When I was a wee elementary school girl, I would make “books” by stapling together folded typing paper. I would compose a story with illustrations to fit the number of pages provided.
I vividly remember this one story I did.
Lisa and the Fairy
by Marie Vibbert, age 8*
Once Upon a Time there was a girl named Lisa. She wanted nothing in the world more than to be a fairy, but she couldn’t be because fairies only have long hair and her hair was short.
Lisa heard a tiny voice. “Little girl, why are you crying?” She looked and it was a fairy! It was a boy fairy. “I want to be a fairy,” Lisa said, “But I can’t be because I have short hair.”
The boy fairy laughed. “I have short hair! Fairies are all different, just like people. You can have short hair and be a fairy, or be a boy, or anyone. I can make you a fairy right now.”
“Oh would you please?” So he did. And they lived happily ever after.
THE END
I still had a blank page in my stapled booklet after my “The End” so I decided to fill in the last page with a big portrait of Lisa, now a fairy.

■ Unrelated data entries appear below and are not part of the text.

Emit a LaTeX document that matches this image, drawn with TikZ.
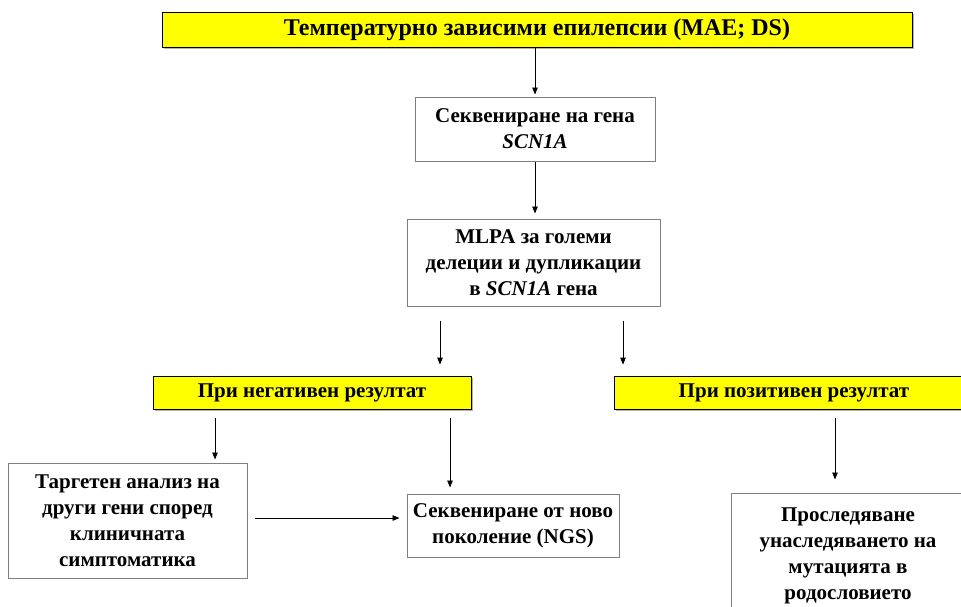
\documentclass[tikz,border=0pt]{standalone}
\usepackage{fontspec}
\setmainfont{Liberation Serif}
\usetikzlibrary{arrows.meta,shadows}
\definecolor{resyellow}{HTML}{FFFF00}
\definecolor{boxgray}{HTML}{7F7F7F}

\begin{document}
\begin{tikzpicture}[x=1pt,y=-1pt,font=\fontsize{21}{26}\selectfont\bfseries,
   stepbox/.style={draw=boxgray,line width=1pt,fill=white,align=center,inner sep=0pt},
   resbox/.style={draw=black,line width=0.8pt,fill=resyellow,inner sep=0pt,
     drop shadow={shadow xshift=1.5pt,shadow yshift=-1.5pt,fill=gray!60,opacity=1}},
   arr/.style={-{Triangle[length=7pt,width=5.5pt]},line width=0.8pt}]
  \useasboundingbox (0,0) rectangle (961,606);
  \clip (0,0) rectangle (961,606);
  % pixel grid, y runs downwards

  % ---- top : epilepsy type ----
  \node[resbox,minimum width=750pt,minimum height=35pt,font=\fontsize{24}{28}\selectfont\bfseries]
     (top) at (537,29.5) {Температурно зависими епилепсии (MAE; DS)};

  % ---- sequencing + MLPA ----
  \node[stepbox,minimum width=240pt,minimum height=64pt] (seq) at (535,129)
     {Секвениране на гена\\\textit{SCN1A}};
  \node[stepbox,minimum width=253pt,minimum height=87pt] (mlpa) at (533.5,262.5)
     {MLPA за големи\\делеции и дупликации\\в \textit{SCN1A} гена};

  % ---- results ----
  \node[resbox,minimum width=318pt,minimum height=33pt] (neg) at (312,392.5)
     {При негативен резултат};
  \node[resbox,minimum width=360pt,minimum height=33pt] (pos) at (794,392.5)
     {При позитивен резултат};

  % ---- follow-up tests ----
  \node[stepbox,minimum width=239pt,minimum height=115pt] (targ) at (127.5,520.5)
     {Таргетен анализ на\\други гени според\\клиничната\\симптоматика};
  \node[stepbox,minimum width=212pt,minimum height=63pt] (ngs) at (513,525.5)
     {Секвениране от ново\\поколение (NGS)};
  \node[stepbox,minimum width=234pt,minimum height=125pt] (ped) at (848,555.5)
     {Проследяване\\унаследяването на\\мутацията в\\родословието};

  % ---- arrows ----
  \draw[arr,shorten >=2pt] (top.south -| seq.north) -- (seq.north);
  \draw[arr,shorten >=5pt] (seq.south) -- (seq.south |- mlpa.north);
  \draw[arr,shorten <=14pt,shorten >=11pt] ([xshift=-93.5pt]mlpa.south) -- ([xshift=-93.5pt]mlpa.south |- neg.north);
  \draw[arr,shorten <=14pt,shorten >=11pt] ([xshift=89.5pt]mlpa.south) -- ([xshift=89.5pt]mlpa.south |- pos.north);
  \draw[arr,shorten <=9pt,shorten >=3pt] ([xshift=-97pt]neg.south) -- ([xshift=-97pt]neg.south |- targ.north);
  \draw[arr,shorten <=9pt,shorten >=6pt] ([xshift=138pt]neg.south) -- ([xshift=138pt]neg.south |- ngs.north);
  \draw[arr,shorten <=9pt,shorten >=13pt] ([xshift=41pt]pos.south) -- ([xshift=41pt]pos.south |- ped.north);
  \draw[arr,shorten <=7pt,shorten >=7pt] ([yshift=2.5pt]targ.east) -- ([yshift=2.5pt]targ.east -| ngs.west);
\end{tikzpicture}
\end{document}
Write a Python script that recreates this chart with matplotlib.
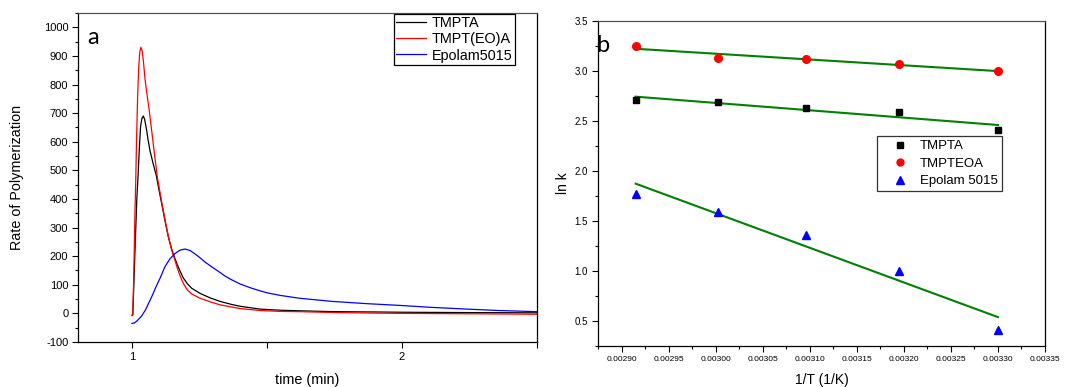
import numpy as np
import matplotlib
matplotlib.use("Agg")
import matplotlib.pyplot as plt
import matplotlib.ticker as ticker

plt.rcParams['font.family'] = ['Liberation Sans', 'DejaVu Sans']
plt.rcParams['axes.unicode_minus'] = False

# ---- panel a : rate of polymerization vs time ----
t_tmpta = [1.000, 1.003, 1.008, 1.013, 1.018, 1.023, 1.028, 1.032, 1.037, 1.042,
           1.047, 1.054, 1.060, 1.067, 1.078, 1.090, 1.100, 1.110, 1.122, 1.135,
           1.146, 1.157, 1.168, 1.178, 1.190, 1.205, 1.221, 1.252, 1.290, 1.326,
           1.370, 1.400, 1.474, 1.550, 1.622, 1.750, 1.900, 2.000, 2.200, 2.500]
r_tmpta = [-6, -4, 130, 270, 400, 490, 590, 655, 682, 690,
           678, 642, 605, 568, 525, 482, 432, 384, 325, 267,
           228, 197, 170, 148, 124, 104, 88, 70, 54, 42,
           31, 25, 15, 11, 9, 6, 5, 4, 3, 2]

t_tmpteoa = [1.000, 1.003, 1.007, 1.011, 1.014, 1.017, 1.021, 1.025, 1.029, 1.033,
             1.038, 1.043, 1.048, 1.055, 1.064, 1.073, 1.083, 1.094, 1.110, 1.122,
             1.135, 1.146, 1.157, 1.168, 1.178, 1.190, 1.205, 1.221, 1.252, 1.290,
             1.326, 1.370, 1.400, 1.474, 1.550, 1.622, 1.750, 1.900, 2.000, 2.200, 2.500]
r_tmpteoa = [-8, -5, 150, 350, 465, 610, 760, 860, 915, 930,
             917, 875, 822, 770, 709, 639, 560, 476, 390, 330,
             267, 225, 192, 158, 132, 105, 82, 68, 53, 40,
             30, 22, 17, 10, 7, 6, 3, 1, 0, -1, -3]

t_epolam = [1.000, 1.010, 1.020, 1.035, 1.050, 1.073, 1.090, 1.105, 1.122, 1.140,
            1.159, 1.178, 1.196, 1.215, 1.230, 1.246, 1.270, 1.295, 1.326, 1.344,
            1.370, 1.400, 1.440, 1.474, 1.500, 1.548, 1.620, 1.740, 1.870, 1.990,
            2.110, 2.240, 2.360, 2.500]
r_epolam = [-35, -33, -25, -10, 12, 58, 95, 125, 163, 190,
            209, 221, 225, 220, 210, 199, 180, 163, 143, 131,
            117, 103, 89, 79, 72, 63, 53, 42, 34, 28,
            21, 15, 10, 6]

# ---- panel b : Arrhenius plot ----
inv_T = [0.002915, 0.003003, 0.003096, 0.003195, 0.003300]
lnk_tmpta = [2.71, 2.69, 2.63, 2.59, 2.41]
lnk_tmpteoa = [3.25, 3.13, 3.12, 3.07, 3.00]
lnk_epolam = [1.77, 1.59, 1.36, 1.00, 0.41]

fig = plt.figure(figsize=(10.83, 3.87), dpi=100)

# panel a
ax1 = fig.add_axes([0.0720, 0.1163, 0.4238, 0.850])
ax1.plot(t_tmpta, r_tmpta, color='black', lw=0.9, label='TMPTA')
ax1.plot(t_tmpteoa, r_tmpteoa, color='#ff0000', lw=0.9, label='TMPT(EO)A')
ax1.plot(t_epolam, r_epolam, color='#0000ff', lw=0.9, label='Epolam5015')
ax1.set_xlim(0.8, 2.5)
ax1.set_ylim(-100, 1050)
ax1.set_xticks([1, 1.5, 2, 2.5])
ax1.set_xticklabels(['1', '', '2', ''])
ax1.yaxis.set_major_locator(ticker.MultipleLocator(100))
ax1.yaxis.set_minor_locator(ticker.MultipleLocator(50))
ax1.tick_params(axis='both', which='major', direction='out', length=4.5, width=0.8,
                labelsize=8, pad=2.5)
ax1.tick_params(axis='y', which='minor', direction='out', length=2.5, width=0.8)
ax1.set_xlabel('time (min)', fontsize=10.4, labelpad=8)
ax1.set_ylabel('Rate of Polymerization', fontsize=10.4, labelpad=14)
ax1.spines['top'].set_color('#555555')
for s in ax1.spines.values():
    s.set_linewidth(0.9)
leg1 = ax1.legend(loc='upper right', bbox_to_anchor=(0.952, 0.997), fontsize=10.4,
                  frameon=True, fancybox=False, edgecolor='black', framealpha=1,
                  handlelength=2.05, handletextpad=0.45, labelspacing=0.15,
                  borderpad=0.15, borderaxespad=0)
leg1.get_frame().set_linewidth(0.9)
ax1.text(0.02, 0.905, 'a', transform=ax1.transAxes, fontsize=17,
         family=['Lato', 'DejaVu Sans'], va='baseline')

# panel b
ax2 = fig.add_axes([0.5522, 0.1059, 0.4127, 0.8398])
fit_x = np.array([inv_T[0], inv_T[-1]])
for y in (lnk_tmpteoa, lnk_tmpta, lnk_epolam):
    p = np.polyfit(inv_T, y, 1)
    ax2.plot(fit_x, np.polyval(p, fit_x), color='#008000', lw=1.5, zorder=2)
ax2.plot(inv_T, lnk_tmpta, 's', color='black', ms=5, ls='none', label='TMPTA', zorder=3)
ax2.plot(inv_T, lnk_tmpteoa, 'o', color='#ff0000', ms=5.5, ls='none', label='TMPTEOA', zorder=3)
ax2.plot(inv_T, lnk_epolam, '^', color='#0000ff', ms=6, ls='none', label='Epolam 5015', zorder=3)
ax2.set_xlim(0.002875, 0.00335)
ax2.set_ylim(0.25, 3.5)
ax2.xaxis.set_major_locator(ticker.MultipleLocator(0.00005))
ax2.xaxis.set_minor_locator(ticker.MultipleLocator(0.000025))
ax2.xaxis.set_major_formatter(ticker.FormatStrFormatter('%.5f'))
ax2.yaxis.set_major_locator(ticker.MultipleLocator(0.5))
ax2.yaxis.set_minor_locator(ticker.MultipleLocator(0.25))
ax2.yaxis.set_major_formatter(ticker.FormatStrFormatter('%.1f'))
ax2.tick_params(axis='both', which='major', direction='out', length=4.5, width=0.8, pad=3)
ax2.tick_params(axis='both', which='minor', direction='out', length=2.5, width=0.8)
ax2.tick_params(axis='x', labelsize=6)
ax2.tick_params(axis='y', labelsize=7)
ax2.set_xlabel('1/T (1/K)', fontsize=10, labelpad=7)
ax2.set_ylabel('ln k', fontsize=10, labelpad=3)
ax2.spines['top'].set_color('#555555')
for s in ax2.spines.values():
    s.set_linewidth(0.9)
leg2 = ax2.legend(loc='upper left', bbox_to_anchor=(0.624, 0.646), fontsize=9.5,
                  frameon=True, fancybox=False, edgecolor='#333333', framealpha=1,
                  handlelength=2.9, handletextpad=0.05, labelspacing=0.4,
                  borderpad=0.3, borderaxespad=0, markerscale=0.9)
leg2.get_frame().set_linewidth(0.9)
ax2.text(-0.004, 0.905, 'b', transform=ax2.transAxes, fontsize=17,
         family=['Lato', 'DejaVu Sans'], va='baseline')

fig.savefig('out.png', dpi=100)
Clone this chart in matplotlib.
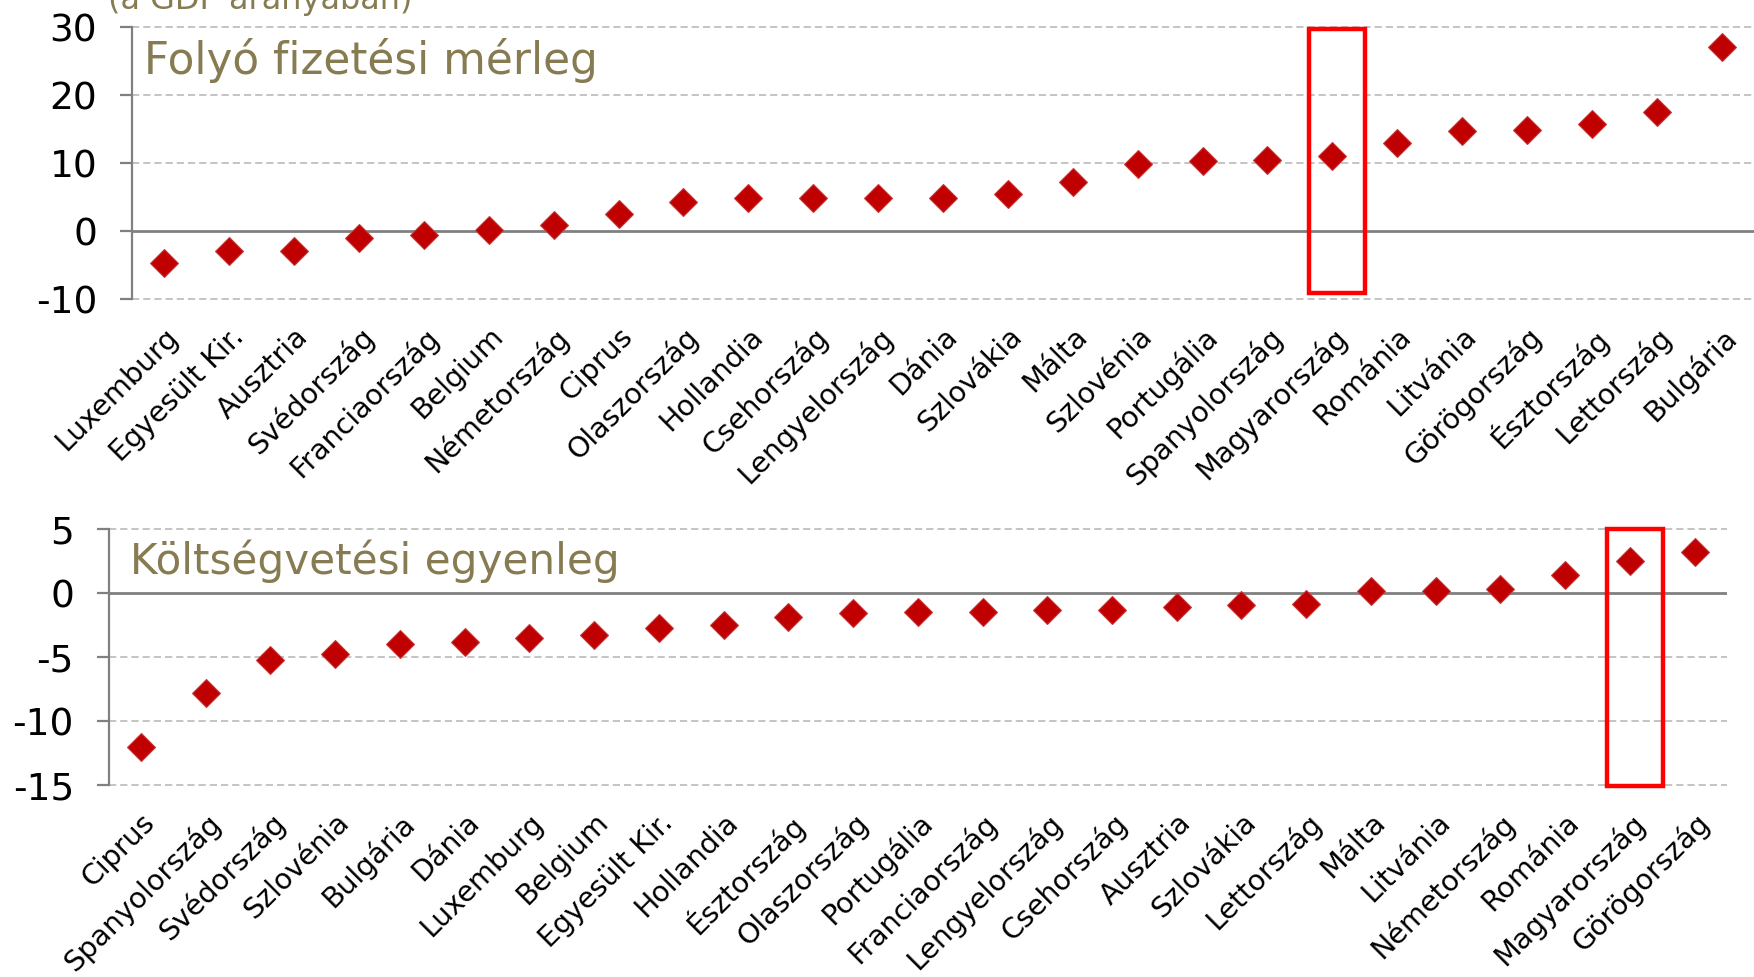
import matplotlib
matplotlib.use("Agg")
import matplotlib.pyplot as plt
from matplotlib.patches import Rectangle

plt.rcParams['font.family'] = ['DejaVu Sans']

# ---- data ----
ca_countries = ["Luxemburg", "Egyesült Kir.", "Ausztria", "Svédország", "Franciaország",
                "Belgium", "Németország", "Ciprus", "Olaszország", "Hollandia",
                "Csehország", "Lengyelország", "Dánia", "Szlovákia", "Málta",
                "Szlovénia", "Portugália", "Spanyolország", "Magyarország", "Románia",
                "Litvánia", "Görögország", "Észtország", "Lettország", "Bulgária"]
ca_values = [-4.75, -3.0, -3.0, -1.0, -0.65, 0.15, 0.85, 2.55, 4.2, 4.8,
             4.8, 4.85, 4.85, 5.4, 7.25, 9.9, 10.3, 10.45, 11.1, 12.9,
             14.7, 14.85, 15.7, 17.5, 27.1]

bb_countries = ["Ciprus", "Spanyolország", "Svédország", "Szlovénia", "Bulgária",
                "Dánia", "Luxemburg", "Belgium", "Egyesült Kir.", "Hollandia",
                "Észtország", "Olaszország", "Portugália", "Franciaország", "Lengyelország",
                "Csehország", "Ausztria", "Szlovákia", "Lettország", "Málta",
                "Litvánia", "Németország", "Románia", "Magyarország", "Görögország"]
bb_values = [-12.0, -7.8, -5.2, -4.8, -4.0, -3.8, -3.5, -3.3, -2.7, -2.5,
             -1.9, -1.55, -1.45, -1.45, -1.35, -1.3, -1.1, -0.95, -0.85, 0.13,
             0.13, 0.3, 1.4, 2.5, 3.2]

ca_ticks = [-10, 0, 10, 20, 30]
bb_ticks = [-15, -10, -5, 0, 5]
ca_title = "Folyó fizetési mérleg"
bb_title = "Költségvetési egyenleg"
unit_label = "(a GDP arányában)"
highlight = "Magyarország"

OLIVE = "#877B52"
RED = "#C00000"

W, H = 1754, 978
fig = plt.figure(figsize=(W / 100, H / 100), dpi=100)

def px_axes(left, right, top, bottom):
    return fig.add_axes([left / W, 1 - bottom / H, (right - left) / W, (bottom - top) / H])

ax1 = px_axes(132, 1754, 28, 300)
ax2 = px_axes(108.6, 1727, 530, 786)

def style(ax, cats, vals, ticks, title, title_x, title_y, title_fs):
    x = list(range(len(cats)))
    ax.set_xlim(-0.5, len(cats) - 0.5)
    ax.set_ylim(ticks[0], ticks[-1])
    ax.set_yticks(ticks)
    ax.set_yticklabels([str(t) for t in ticks], fontsize=27)
    for t in ticks:
        if t != 0:
            ax.axhline(t, color="#BFBFBF", lw=1.3, ls=(0, (4, 2.2)), zorder=1, clip_on=False)
    ax.axhline(0, color="#808080", lw=2.0, zorder=2)
    for s in ["top", "right", "bottom"]:
        ax.spines[s].set_visible(False)
    ax.spines["left"].set_color("#808080")
    ax.spines["left"].set_linewidth(1.6)
    ax.tick_params(axis="y", length=9, width=1.6, color="#808080", pad=16)
    ax.tick_params(axis="x", length=0, pad=16)
    ax.set_xticks(x)
    ax.set_xticklabels(cats, rotation=45, ha="right", rotation_mode="anchor", fontsize=20.5)
    ax.plot(x, vals, ls="none", marker="D", ms=14, color=RED,
            markeredgecolor="#C8363A", markeredgewidth=0.8, zorder=5, clip_on=False)
    ax.text(title_x, title_y, title, transform=ax.transAxes, fontsize=title_fs,
            color=OLIVE, ha="left", va="baseline")
    i = cats.index(highlight)
    return i

i1 = style(ax1, ca_countries, ca_values, ca_ticks, ca_title, 0.0075, 0.83, 31.5)
ax1.add_patch(Rectangle((i1 - 0.36, -9.1), 0.87, 29.7 + 9.1, fill=False,
                        edgecolor="#FF0000", lw=3.2, zorder=6, clip_on=False))
i2 = style(ax2, bb_countries, bb_values, bb_ticks, bb_title, 0.0135, 0.83, 30.3)
ax2.add_patch(Rectangle((i2 - 0.35, -15.05), 0.86, 5 + 15.05, fill=False,
                        edgecolor="#FF0000", lw=3.2, zorder=6, clip_on=False))

fig.text(108 / W, 1 - 9 / H, unit_label, fontsize=23, color=OLIVE, ha="left", va="baseline")

fig.savefig("out.png", dpi=100)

I realized I’d drawn long hair the second after I did it. SWOOSH big wiggly lines to the edge of the page. It was habit! In pen.
I’d just written my first story with A Message(tm) and I’d invalidated it on the next page.
I drew in two crescents, cutting off the long hair, but of course that didn’t work. I started to scribble the lines out, but that was worse.
There was nothing to do. The stereotype was inside me, and I was never going to be a fairy.
*I’m guessing my age – it was certainly between 7 and 9. Spelling and grammar are, of course, much better in this re-creation from memory. My drawings I’m not sure are any better, save that Photoshop lets you erase things so well. Thank you, Photoshop. Young me would have been a lot less traumatized with an ‘undo’ button.